Creating and Publishing a Ruby Gem
8th Light Apprenticeship - Day 79
The last task to tackle in this week’s iteration was to create a Ruby gem for the core rules of the tic tac toe game. This was so that the two different implementations (command line and web app) could depend on the same core, reducing duplication and mimicking setup of a more realistic project.
How to create a gem though… Looking online a lot of the information assumed you didn’t already have a repository in place. There seems to be lots of commands that could create a whole skeleton project for you, whereas I only wanted to create the gem, not the project structure.
After asking around I was able to confirm that all I needed to add was a gemspec file.
A gemspec file contains all the information for a Gem such as the name, version, description and so on. Here is my example (ttt-core.gemspec) from the core tic tac toe repository.
lib = File.expand_path("../lib", __FILE__)
$:.unshift(lib) unless $LOAD_PATH.include?(lib)
require 'ttt-core/version'
Gem::Specification.new do |spec|
spec.name = "ttt-core"
spec.version = TTTCore::VERSION
spec.authors = ["Georgina McFadyen"]
spec.email = ["gemcfadyen@hotmail.com"]
spec.description = "Tic Tac Toe Rules to be used in conjunction with a front end"
spec.summary = "Tic Tac Toe Rules"
spec.homepage = "https://github.com/gemcfadyen/Apprenticeship-RubyTicTacToe"
spec.license = 'MIT'
spec.files = `git ls-files`.split($/)
spec.executables = spec.files.grep(%r{^bin/}) { |f| File.basename(f) }
spec.test_files = spec.files.grep(%r{^(test|spec|features)/})
spec.require_paths = ["lib"]
spec.add_development_dependency 'bundler', '~> 1.11'
spec.add_development_dependency 'rake', '10.5'
spec.add_development_dependency 'rspec', '~> 3.4'
end
In order to build a gem, the following command can be used from the root of the core tic tac toe repository:”
gem build ttt-core.gemspec
After it is built, it needs installing, so that other repositories on your machine can reference it.
gem install ./ttt-core-0.0.1.gem
By default, the gem will be visible in the root folder of your core tic tac toe , and also installed under the .rvm home, however I was using a gemset for the ttt-core, so the gem had been put under that gemset path.
This meant, after adding the new gem to the Gemfile of the command line game, it would look at the default .rvm location, and not find it, as the command line game was not using the gemset.
To rectify this, I configured the command line game to use the same gemset by executing:
rvm 2.2.1@ttt # (Where 2.2.1@ttt is the name of the gemset)

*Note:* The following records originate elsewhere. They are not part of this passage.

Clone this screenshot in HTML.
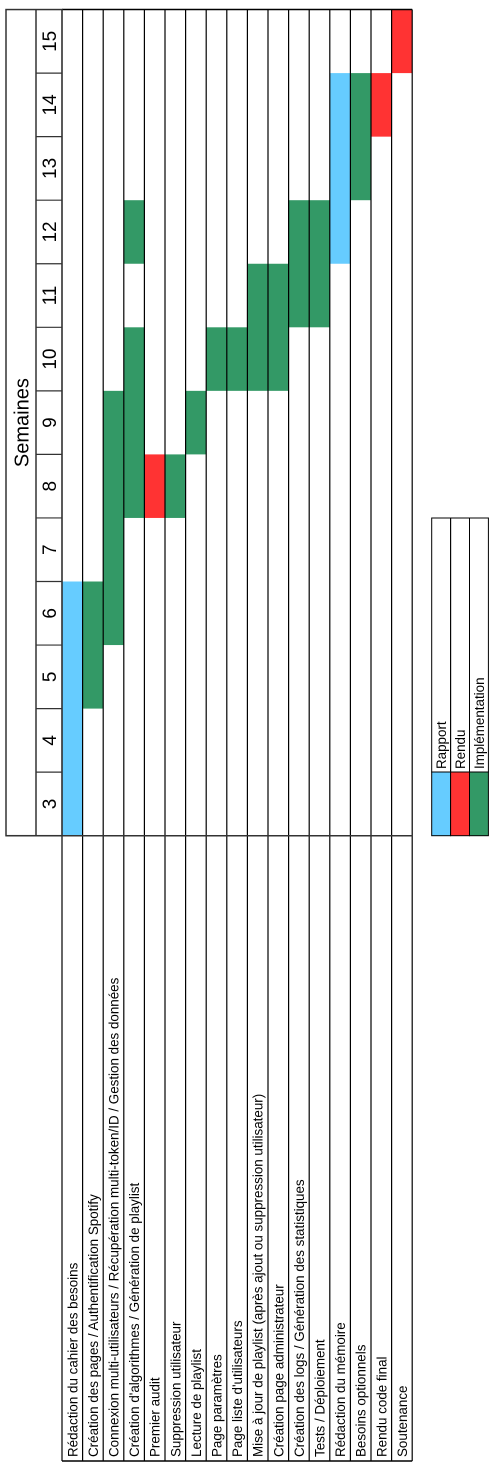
<!DOCTYPE html>
<html><head><meta charset="utf-8"><style>
html,body{margin:0;padding:0;background:#fff;}
svg{display:block;font-family:"Liberation Sans",sans-serif;}
</style></head><body>
<svg id="chart" width="501" height="1483" viewBox="0 0 501 1483" xmlns="http://www.w3.org/2000/svg"></svg>
<script>
const tasks = ["Rédaction du cahier des besoins","Création des pages / Authentification Spotify","Connexion multi-utilisateurs / Récupération multi-token/ID / Gestion des données","Création d'algorithmes / Génération de playlist","Premier audit","Suppression utilisateur","Lecture de playlist","Page paramètres","Page liste d'utilisateurs","Mise à jour de playlist (après ajout ou suppression utilisateur)","Création page administrateur","Création des logs / Génération des statistiques","Tests / Déploiement","Rédaction du mémoire","Besoins optionnels","Rendu code final","Soutenance"];
const weeks = [3,4,5,6,7,8,9,10,11,12,13,14,15];
// bars: task index, start week, end week (inclusive), type
const barTask  = [0,1,2,3,3,4,5,6,7,8,9,10,11,12,13,14,15,16];
const barStart = [3,5,6,8,12,8,8,9,10,10,10,10,11,11,12,13,14,15];
const barEnd   = [6,6,9,10,12,8,8,9,10,10,11,11,12,12,14,14,14,15];
const barType  = ["Rapport","Implémentation","Implémentation","Implémentation","Implémentation","Rendu","Implémentation","Implémentation","Implémentation","Implémentation","Implémentation","Implémentation","Implémentation","Implémentation","Rapport","Implémentation","Rendu","Rendu"];
const legendLabels = ["Rapport","Rendu","Implémentation"];
const colors = {"Rapport":"#66CCFF","Rendu":"#FF3333","Implémentation":"#339966"};

const NS="http://www.w3.org/2000/svg";
const svg=document.getElementById('chart');
const X0=62, RW=20.6, YB=835.7, WH=63.55, YT=YB-WH*weeks.length, YL=1461;
function xRow(i){return X0+RW*i;}
function yWeek(w){return YB-(w-weeks[0])*WH;}
function mk(tag,attrs,parent){const e=document.createElementNS(NS,tag);for(const k in attrs)e.setAttribute(k,attrs[k]);(parent||svg).appendChild(e);return e;}

barTask.forEach((t,i)=>{
  const r=mk('rect',{x:xRow(t),y:yWeek(barEnd[i]+1),width:RW,height:(barEnd[i]-barStart[i]+1)*WH,fill:colors[barType[i]]});
  
  
});
for(let i=0;i<=tasks.length;i++){
  mk('line',{x1:xRow(i),y1:YT,x2:xRow(i),y2:YL,stroke:'#000','stroke-width':1.2});
}
mk('line',{x1:X0,y1:YT,x2:xRow(tasks.length),y2:YT,stroke:'#000','stroke-width':1.5});
mk('line',{x1:6,y1:YB,x2:xRow(tasks.length),y2:YB,stroke:'#333','stroke-width':1.5});
mk('line',{x1:X0,y1:YL,x2:xRow(tasks.length),y2:YL,stroke:'#000','stroke-width':1.5});
const hdr=mk('rect',{x:6,y:YT,width:56,height:YB-YT,fill:'none',stroke:'#333','stroke-width':1.5});


mk('line',{x1:36,y1:YT,x2:36,y2:YB,stroke:'#333','stroke-width':1.5});
const st=mk('text',{x:28.5,y:yWeek(9.5),'font-size':20,'text-anchor':'middle',transform:`rotate(-90 28.5 ${yWeek(9.5)})`});
st.textContent='Semaines';


weeks.forEach((w,i)=>{
  if(i>0) mk('line',{x1:36,y1:yWeek(w),x2:62,y2:yWeek(w),stroke:'#333','stroke-width':1.2});
  const cy=yWeek(w)-WH/2;
  const t=mk('text',{x:56,y:cy,'font-size':19,'text-anchor':'middle',transform:`rotate(-90 56 ${cy})`});
  t.textContent=w;
  
  
});
tasks.forEach((s,i)=>{
  const cx=xRow(i)+RW/2+5;
  const t=mk('text',{x:cx,y:1457,'font-size':13.4,transform:`rotate(-90 ${cx} 1457)`});
  t.textContent=s;
  
  
});
const LX=431.7, LW=18.9, LTop=518;
legendLabels.forEach((l,i)=>{
  const x=LX+LW*i;
  const r=mk('rect',{x:x,y:772,width:LW,height:YB-772,fill:colors[l],stroke:'#000','stroke-width':1});
  
  
  mk('rect',{x:x,y:LTop,width:LW,height:772-LTop,fill:'none',stroke:'#000','stroke-width':1});
  const tx=x+LW/2+5;
  const t=mk('text',{x:tx,y:769,'font-size':13.4,transform:`rotate(-90 ${tx} 769)`});
  t.textContent=l;
  
  
});
</script>
</body></html>
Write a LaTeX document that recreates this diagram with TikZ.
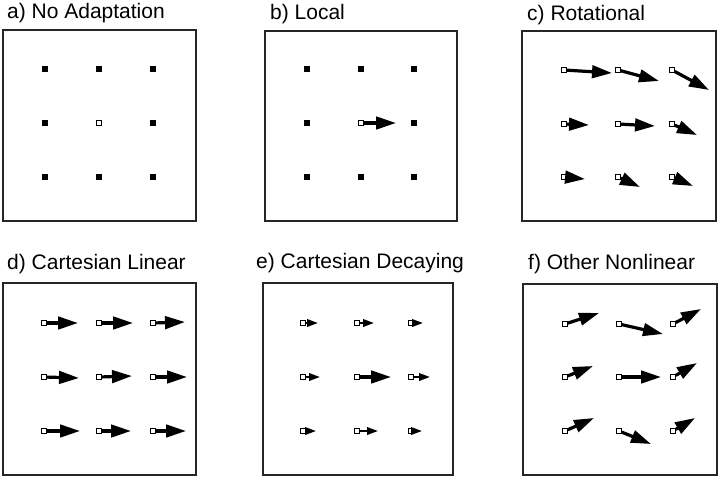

At this point, the command line game could find the new gem as the GEM_PATHS under gem env had been updated.
I had been thinking how would my continuous integration work now that I have a separate gem. I had been wanting to configure ci for the command line and web app repositories, but was unsure how to do this initially, before the gem was available, as the builds for the command line app would depend on the build for the core repository. So I decided to release the gem to https://rubygems.org/ so it would be available for any repository to require and use.
Publishing the gem was a simple task of signing up for an account, then adding the following require statement to the Rakefile, to provide the release task.
require "bundler/gem_tasks"
Then to release the following task is called:
bundle exec rake release
The first time it fails, because it does not have access to your rubygem.org account, so you do
gem push
which prompts you for your user name and password. After running the release task again, it was successfully uploaded and can be seen here: My published ruby ttt gem!
Now I have three ruby tic tac toe repositories, two of which (command line & web app) depend on ttt-core. All of which run through continuous integration.